Copy out each line of the listing that has the word "chart" in it.

===== THE RECORDS =====

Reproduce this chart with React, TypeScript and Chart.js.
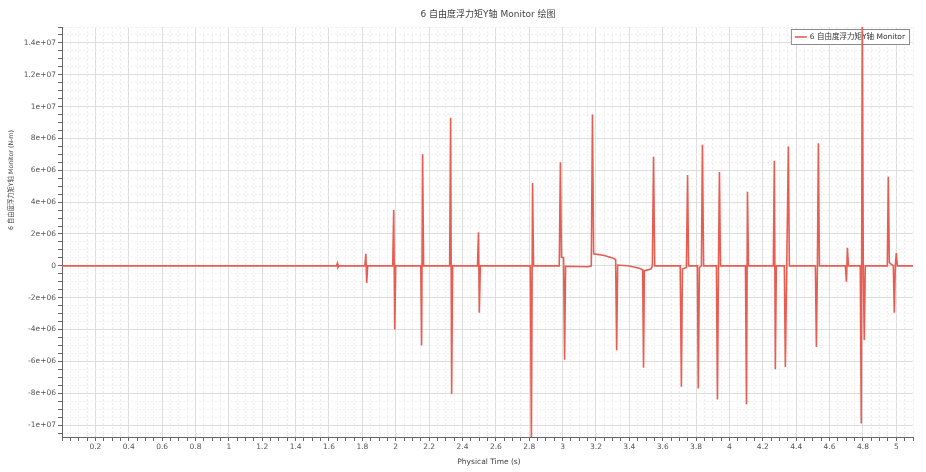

=====
===== THE RECORDS =====

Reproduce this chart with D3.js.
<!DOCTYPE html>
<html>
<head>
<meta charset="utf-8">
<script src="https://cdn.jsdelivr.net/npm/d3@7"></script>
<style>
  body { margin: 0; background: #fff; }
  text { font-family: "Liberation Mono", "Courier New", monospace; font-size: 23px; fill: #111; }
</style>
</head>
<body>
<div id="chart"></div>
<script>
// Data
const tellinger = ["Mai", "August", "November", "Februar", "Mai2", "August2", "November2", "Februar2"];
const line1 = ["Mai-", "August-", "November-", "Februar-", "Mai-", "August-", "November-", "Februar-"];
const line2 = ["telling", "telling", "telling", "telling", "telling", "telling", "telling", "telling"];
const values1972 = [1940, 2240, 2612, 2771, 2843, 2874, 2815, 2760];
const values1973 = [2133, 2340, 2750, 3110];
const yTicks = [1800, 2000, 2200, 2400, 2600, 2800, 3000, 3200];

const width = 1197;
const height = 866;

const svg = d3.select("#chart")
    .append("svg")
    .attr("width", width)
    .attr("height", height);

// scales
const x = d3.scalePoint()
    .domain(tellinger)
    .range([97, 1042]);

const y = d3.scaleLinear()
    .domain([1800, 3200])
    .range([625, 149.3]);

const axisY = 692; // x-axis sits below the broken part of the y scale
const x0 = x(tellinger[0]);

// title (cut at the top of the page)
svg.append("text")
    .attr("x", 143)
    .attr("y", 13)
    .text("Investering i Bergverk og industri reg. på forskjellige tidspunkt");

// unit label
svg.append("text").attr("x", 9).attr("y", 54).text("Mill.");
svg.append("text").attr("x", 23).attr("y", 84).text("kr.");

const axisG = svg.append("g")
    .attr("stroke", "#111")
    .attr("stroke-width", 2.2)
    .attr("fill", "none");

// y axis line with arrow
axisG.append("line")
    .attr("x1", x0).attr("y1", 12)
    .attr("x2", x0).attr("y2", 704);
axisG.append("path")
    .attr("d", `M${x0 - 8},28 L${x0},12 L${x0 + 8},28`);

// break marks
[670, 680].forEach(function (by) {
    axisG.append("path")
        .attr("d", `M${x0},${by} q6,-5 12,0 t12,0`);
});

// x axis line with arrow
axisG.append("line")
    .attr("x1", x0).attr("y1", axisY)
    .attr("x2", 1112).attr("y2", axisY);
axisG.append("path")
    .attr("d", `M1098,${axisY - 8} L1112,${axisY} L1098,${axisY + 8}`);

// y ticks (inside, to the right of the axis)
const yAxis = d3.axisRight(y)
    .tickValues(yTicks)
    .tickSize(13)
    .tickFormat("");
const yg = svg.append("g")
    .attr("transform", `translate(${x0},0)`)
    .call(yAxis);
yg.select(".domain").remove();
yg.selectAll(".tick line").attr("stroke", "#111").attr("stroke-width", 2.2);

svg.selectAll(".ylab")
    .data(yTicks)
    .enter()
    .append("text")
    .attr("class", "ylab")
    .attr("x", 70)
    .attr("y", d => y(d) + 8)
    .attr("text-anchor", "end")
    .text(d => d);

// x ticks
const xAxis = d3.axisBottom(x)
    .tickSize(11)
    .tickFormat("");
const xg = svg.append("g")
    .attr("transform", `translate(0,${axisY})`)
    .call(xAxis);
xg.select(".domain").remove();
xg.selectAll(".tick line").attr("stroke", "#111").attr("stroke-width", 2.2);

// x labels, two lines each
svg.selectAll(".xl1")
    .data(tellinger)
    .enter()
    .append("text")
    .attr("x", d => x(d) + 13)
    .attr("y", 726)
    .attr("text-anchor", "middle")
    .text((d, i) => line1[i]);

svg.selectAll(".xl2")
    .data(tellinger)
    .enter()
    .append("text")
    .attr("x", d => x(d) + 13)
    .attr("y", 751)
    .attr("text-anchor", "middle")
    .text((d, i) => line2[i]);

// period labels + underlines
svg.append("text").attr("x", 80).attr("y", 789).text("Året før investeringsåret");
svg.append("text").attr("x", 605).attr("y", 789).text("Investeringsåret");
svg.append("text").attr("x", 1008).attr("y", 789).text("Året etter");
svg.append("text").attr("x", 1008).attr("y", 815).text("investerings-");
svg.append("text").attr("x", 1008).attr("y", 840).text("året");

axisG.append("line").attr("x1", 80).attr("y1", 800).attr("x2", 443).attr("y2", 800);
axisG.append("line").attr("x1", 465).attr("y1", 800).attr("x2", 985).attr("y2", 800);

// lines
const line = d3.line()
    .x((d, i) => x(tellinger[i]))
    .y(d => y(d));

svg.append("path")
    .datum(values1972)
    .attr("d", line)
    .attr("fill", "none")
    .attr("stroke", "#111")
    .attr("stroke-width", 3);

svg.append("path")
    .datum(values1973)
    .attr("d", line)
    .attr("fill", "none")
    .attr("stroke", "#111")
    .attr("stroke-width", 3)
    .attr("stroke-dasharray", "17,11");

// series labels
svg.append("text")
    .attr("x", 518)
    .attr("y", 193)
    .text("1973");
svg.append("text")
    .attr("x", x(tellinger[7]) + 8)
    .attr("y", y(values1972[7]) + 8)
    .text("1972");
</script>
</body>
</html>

=====

- **EXERCISE RESULT**:
Reproduce this chart with React, TypeScript and Chart.js.
Reproduce this chart with D3.js.
<div id="chart"></div>
const svg = d3.select("#chart")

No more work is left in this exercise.